Fehlendes Bewusstsein
„Wir hatten bzw. haben gesamtgesellschaftlich bisher eigentlich kein Bewusstsein dafür entwickelt, was Künstliche Intelligenz eigentlich genau ist; das ist eine große gesellschaftspolitische Herausforderung“, erklärt der Thomas Gremsl, Professor am Institut für Ethik und Gesellschaftslehre der Universität Graz. Bisher gäbe es da bei vielen Menschen höchstens Bilder aus dem Science-Fiction-Bereich wie Terminator oder in Star Trek Commander Data. „Dabei werden heute AI-Algorithmen bereits auf vielfältige Weise eingesetzt, ohne dass man es wirklich wahrnimmt. Hier findet schon jetzt eine meist nicht wahrgenommene Beeinflussung statt.“ Diese Tatsache müsse der Gesellschaft bewusst gemacht werden, und zwar nicht nur in urbanen oder gebildeten Schichten, sondern in allen Bereichen der Bevölkerung.

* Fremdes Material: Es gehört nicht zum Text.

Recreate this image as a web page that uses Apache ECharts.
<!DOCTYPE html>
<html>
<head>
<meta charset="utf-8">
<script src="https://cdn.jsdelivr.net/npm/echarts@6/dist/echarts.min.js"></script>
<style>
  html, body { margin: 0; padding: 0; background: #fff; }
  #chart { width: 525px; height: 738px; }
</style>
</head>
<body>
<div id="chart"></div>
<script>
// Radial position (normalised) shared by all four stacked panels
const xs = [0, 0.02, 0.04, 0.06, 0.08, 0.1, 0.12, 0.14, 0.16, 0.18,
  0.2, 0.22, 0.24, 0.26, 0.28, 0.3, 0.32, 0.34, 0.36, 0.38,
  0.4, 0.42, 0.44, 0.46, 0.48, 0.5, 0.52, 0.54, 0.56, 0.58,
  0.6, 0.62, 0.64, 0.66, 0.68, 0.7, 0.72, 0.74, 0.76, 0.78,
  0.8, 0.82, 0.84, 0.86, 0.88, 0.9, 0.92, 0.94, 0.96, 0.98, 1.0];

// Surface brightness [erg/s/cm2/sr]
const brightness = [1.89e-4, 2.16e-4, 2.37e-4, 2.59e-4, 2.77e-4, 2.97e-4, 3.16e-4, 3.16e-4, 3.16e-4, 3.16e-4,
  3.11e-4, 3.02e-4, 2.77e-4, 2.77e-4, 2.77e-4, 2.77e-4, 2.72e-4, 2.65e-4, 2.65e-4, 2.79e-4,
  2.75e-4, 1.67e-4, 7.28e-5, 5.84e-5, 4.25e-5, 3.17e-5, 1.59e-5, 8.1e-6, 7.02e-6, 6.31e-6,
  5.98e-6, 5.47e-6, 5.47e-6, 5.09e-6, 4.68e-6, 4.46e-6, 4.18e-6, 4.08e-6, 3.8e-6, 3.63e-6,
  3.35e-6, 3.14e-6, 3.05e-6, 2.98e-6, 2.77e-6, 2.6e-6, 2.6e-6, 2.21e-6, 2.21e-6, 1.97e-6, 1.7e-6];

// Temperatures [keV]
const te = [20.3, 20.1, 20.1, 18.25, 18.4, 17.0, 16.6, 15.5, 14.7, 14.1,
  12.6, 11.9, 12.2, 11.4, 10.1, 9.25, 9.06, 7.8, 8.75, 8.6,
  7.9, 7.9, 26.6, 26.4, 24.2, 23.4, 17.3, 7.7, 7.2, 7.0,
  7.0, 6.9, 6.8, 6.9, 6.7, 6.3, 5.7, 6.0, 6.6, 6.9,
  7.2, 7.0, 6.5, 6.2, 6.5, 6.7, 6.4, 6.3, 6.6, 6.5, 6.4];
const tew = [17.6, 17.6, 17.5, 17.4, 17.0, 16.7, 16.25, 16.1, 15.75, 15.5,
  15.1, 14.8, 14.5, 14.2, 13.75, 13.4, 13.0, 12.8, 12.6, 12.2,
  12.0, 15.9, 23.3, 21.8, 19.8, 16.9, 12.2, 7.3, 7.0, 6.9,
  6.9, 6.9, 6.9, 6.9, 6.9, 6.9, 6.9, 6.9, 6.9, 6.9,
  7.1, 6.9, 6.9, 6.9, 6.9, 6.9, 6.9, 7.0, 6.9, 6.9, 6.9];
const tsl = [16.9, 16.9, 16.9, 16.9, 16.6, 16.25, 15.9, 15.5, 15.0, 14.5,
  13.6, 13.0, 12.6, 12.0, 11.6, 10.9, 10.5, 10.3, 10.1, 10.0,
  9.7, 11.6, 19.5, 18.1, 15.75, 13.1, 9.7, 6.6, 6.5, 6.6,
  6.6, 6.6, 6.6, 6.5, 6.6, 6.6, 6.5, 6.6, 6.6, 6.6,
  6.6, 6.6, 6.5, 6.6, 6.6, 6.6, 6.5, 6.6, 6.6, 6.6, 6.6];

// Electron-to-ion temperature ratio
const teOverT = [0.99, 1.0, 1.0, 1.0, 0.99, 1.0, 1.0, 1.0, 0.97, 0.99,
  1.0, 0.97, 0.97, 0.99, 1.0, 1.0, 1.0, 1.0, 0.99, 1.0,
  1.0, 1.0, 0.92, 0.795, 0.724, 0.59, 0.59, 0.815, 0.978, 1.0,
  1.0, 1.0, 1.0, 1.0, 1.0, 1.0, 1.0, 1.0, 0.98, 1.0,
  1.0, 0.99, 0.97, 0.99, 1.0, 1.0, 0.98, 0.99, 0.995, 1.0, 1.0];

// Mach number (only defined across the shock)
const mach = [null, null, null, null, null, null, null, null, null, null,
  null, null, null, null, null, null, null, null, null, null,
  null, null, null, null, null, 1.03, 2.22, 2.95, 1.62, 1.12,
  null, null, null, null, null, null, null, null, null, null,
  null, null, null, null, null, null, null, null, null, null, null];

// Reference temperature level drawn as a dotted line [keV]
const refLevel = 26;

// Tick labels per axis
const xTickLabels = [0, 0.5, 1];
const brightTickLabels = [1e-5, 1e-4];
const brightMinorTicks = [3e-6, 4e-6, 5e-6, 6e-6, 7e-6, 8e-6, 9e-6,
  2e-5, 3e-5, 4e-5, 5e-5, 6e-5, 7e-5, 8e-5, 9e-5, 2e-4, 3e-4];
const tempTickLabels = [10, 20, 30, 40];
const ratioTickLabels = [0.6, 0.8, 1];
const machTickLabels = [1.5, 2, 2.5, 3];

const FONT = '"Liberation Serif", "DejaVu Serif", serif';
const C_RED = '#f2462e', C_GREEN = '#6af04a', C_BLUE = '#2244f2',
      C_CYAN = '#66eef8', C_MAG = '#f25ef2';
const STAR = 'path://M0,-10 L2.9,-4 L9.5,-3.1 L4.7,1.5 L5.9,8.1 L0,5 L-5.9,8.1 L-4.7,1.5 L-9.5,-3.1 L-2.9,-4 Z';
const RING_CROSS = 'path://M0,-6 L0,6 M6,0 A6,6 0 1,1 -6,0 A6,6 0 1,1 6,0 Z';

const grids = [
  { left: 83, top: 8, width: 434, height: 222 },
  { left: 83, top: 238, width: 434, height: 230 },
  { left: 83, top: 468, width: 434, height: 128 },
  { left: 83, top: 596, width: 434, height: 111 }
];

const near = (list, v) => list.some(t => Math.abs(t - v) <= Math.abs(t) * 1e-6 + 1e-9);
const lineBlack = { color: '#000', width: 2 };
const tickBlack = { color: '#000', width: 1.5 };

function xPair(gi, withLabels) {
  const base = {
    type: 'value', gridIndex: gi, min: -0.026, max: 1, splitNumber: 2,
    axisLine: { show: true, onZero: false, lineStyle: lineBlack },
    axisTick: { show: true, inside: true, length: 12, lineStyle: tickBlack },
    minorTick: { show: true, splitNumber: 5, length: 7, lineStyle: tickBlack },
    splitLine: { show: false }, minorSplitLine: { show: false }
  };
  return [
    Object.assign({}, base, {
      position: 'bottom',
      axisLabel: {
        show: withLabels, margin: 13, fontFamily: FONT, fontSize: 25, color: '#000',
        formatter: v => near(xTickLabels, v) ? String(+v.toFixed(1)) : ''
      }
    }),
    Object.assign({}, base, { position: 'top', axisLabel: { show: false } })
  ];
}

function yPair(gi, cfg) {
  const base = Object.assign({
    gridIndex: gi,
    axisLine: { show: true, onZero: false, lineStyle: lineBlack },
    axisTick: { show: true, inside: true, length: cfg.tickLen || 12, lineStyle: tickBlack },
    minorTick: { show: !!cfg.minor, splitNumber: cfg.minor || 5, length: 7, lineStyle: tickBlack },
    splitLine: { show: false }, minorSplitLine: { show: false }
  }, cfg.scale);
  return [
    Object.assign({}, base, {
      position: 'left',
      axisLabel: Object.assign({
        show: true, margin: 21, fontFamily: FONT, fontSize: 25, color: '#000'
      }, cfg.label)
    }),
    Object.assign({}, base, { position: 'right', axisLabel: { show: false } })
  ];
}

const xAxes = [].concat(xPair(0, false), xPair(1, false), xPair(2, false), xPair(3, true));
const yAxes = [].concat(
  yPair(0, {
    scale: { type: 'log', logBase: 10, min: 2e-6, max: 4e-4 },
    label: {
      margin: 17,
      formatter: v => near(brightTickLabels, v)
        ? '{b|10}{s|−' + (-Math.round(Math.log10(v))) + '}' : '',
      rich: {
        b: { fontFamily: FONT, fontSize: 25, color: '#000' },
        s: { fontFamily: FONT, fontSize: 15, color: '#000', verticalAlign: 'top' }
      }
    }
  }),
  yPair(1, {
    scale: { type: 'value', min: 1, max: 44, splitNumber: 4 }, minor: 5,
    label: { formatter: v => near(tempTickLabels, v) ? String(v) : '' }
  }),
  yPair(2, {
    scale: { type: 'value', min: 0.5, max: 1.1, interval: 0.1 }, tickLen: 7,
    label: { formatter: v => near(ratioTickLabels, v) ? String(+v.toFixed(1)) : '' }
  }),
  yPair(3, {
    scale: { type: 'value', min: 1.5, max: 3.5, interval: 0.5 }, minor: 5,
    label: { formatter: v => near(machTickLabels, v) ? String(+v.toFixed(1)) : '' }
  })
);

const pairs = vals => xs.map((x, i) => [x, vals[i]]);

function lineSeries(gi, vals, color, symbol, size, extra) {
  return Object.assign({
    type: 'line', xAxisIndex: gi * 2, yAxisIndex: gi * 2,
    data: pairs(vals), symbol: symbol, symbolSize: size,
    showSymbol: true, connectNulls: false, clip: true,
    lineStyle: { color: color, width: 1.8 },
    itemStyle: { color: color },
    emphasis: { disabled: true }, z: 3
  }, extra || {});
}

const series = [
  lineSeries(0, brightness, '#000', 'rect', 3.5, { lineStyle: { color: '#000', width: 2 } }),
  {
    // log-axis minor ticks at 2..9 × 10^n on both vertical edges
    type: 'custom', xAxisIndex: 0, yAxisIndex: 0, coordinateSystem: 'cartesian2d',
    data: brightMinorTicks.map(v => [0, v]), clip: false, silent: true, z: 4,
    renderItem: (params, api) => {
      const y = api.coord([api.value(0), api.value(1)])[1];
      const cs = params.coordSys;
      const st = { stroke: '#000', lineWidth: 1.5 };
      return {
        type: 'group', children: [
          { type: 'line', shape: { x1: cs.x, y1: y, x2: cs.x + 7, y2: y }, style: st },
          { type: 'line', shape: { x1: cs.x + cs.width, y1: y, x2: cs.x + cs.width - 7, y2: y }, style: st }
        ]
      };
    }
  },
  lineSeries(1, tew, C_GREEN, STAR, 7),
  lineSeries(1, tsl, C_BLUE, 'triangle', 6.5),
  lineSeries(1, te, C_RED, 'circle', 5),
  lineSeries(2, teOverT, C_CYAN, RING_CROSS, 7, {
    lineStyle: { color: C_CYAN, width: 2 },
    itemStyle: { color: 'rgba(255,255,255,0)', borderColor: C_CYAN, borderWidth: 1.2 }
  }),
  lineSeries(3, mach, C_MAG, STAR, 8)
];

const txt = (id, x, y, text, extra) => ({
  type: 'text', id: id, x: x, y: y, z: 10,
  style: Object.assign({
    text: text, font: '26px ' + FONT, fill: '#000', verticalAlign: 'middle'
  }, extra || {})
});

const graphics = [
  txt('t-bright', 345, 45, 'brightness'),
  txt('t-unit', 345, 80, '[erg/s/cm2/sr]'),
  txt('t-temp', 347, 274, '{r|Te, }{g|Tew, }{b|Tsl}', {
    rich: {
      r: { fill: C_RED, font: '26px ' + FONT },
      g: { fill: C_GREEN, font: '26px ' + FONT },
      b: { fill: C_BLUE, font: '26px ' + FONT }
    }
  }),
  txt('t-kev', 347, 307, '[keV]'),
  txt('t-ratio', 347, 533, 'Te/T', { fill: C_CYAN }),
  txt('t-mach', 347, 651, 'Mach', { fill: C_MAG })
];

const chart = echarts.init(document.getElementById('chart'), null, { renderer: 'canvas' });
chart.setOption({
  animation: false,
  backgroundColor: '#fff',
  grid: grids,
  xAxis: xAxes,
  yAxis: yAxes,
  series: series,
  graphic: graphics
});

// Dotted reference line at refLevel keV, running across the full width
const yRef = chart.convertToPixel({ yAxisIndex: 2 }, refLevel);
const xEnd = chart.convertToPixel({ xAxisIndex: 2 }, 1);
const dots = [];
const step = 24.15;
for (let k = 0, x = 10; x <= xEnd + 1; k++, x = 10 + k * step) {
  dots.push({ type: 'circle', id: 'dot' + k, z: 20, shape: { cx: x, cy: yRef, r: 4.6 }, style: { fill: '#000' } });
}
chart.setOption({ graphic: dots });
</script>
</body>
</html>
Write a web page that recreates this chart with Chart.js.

Gremsl sieht derzeit auch eine Überschätzung der Fähigkeiten: „Diese Programme sind von Menschen gemacht, sie tragen daher auch Fehler in sich, sind nie perfekt.“ Die Ergebnisse der Large Language Models basieren außerdem auf Wahrscheinlichkeiten. „Und wenn ein solches System als Ergebnis ausgibt, eine bestimmte Lösung sei mit 98-prozentiger Wahrscheinlichkeit richtig, werden die meisten Menschen dieser Empfehlung vermutlich folgen – dies erzeugt entsprechend Druck.“
Nicht nur Datenwissenschaftler:innen
Deshalb greife die Forderung zu kurz, dass der Mensch stets die letzte Entscheidung haben sollte, erklärt die Juristin Hödl: „Wir haben in dem Forschungsprojekt auch gefragt: Was bedeutet denn die Letztentscheidung?“ Bekommt eine Person einen Entscheidungsvorschlag einer AI, werde diese immer dazu tendieren, die Alternative anzunehmen. „Wie soll das ein normaler Mensch hinterfragen können, wenn selbst die Programmierer:innen dieser Systeme nicht verstehen, wie eine Entscheidung zustande kommt?“, fragt Hödl.
Deshalb sei es so wichtig, dieses Feld nicht nur den Datenwissenschaftler:innen zu überlassen, sind sich die Juristin und der Sozialethiker einig. „Wir müssen beginnen, AI-Systeme mit einem menschenzentrierten Ansatz zu entwickeln, der wesentliche Punkte schon im Design mitdenkt und wir müssen umfassende Maßnahmen zur Sensibilisierung für das Thema KI in der Bevölkerung setzen“, sagt Gremsl. Seine Kollegin Hödl ergänzt: „Es geht doch letztlich um die Menschenrechte.“
Diskussion mit Live-Stream
Dem kontroversen Thema Künstliche Intelligenz widmet sich auch der 85. „Am Puls“ Talk des FWF und der Uni Graz im Orpheum Graz am 6. Juni 2023. KI-Expertin und Geschäftsführerin von DAIN Studios Austria, sowie Georg Vogeler, Historiker und Professor für Digital Humanities an der Universität Graz diskutieren über Visionen und Möglichkeiten, über Gefahren und Ängste der Technologie.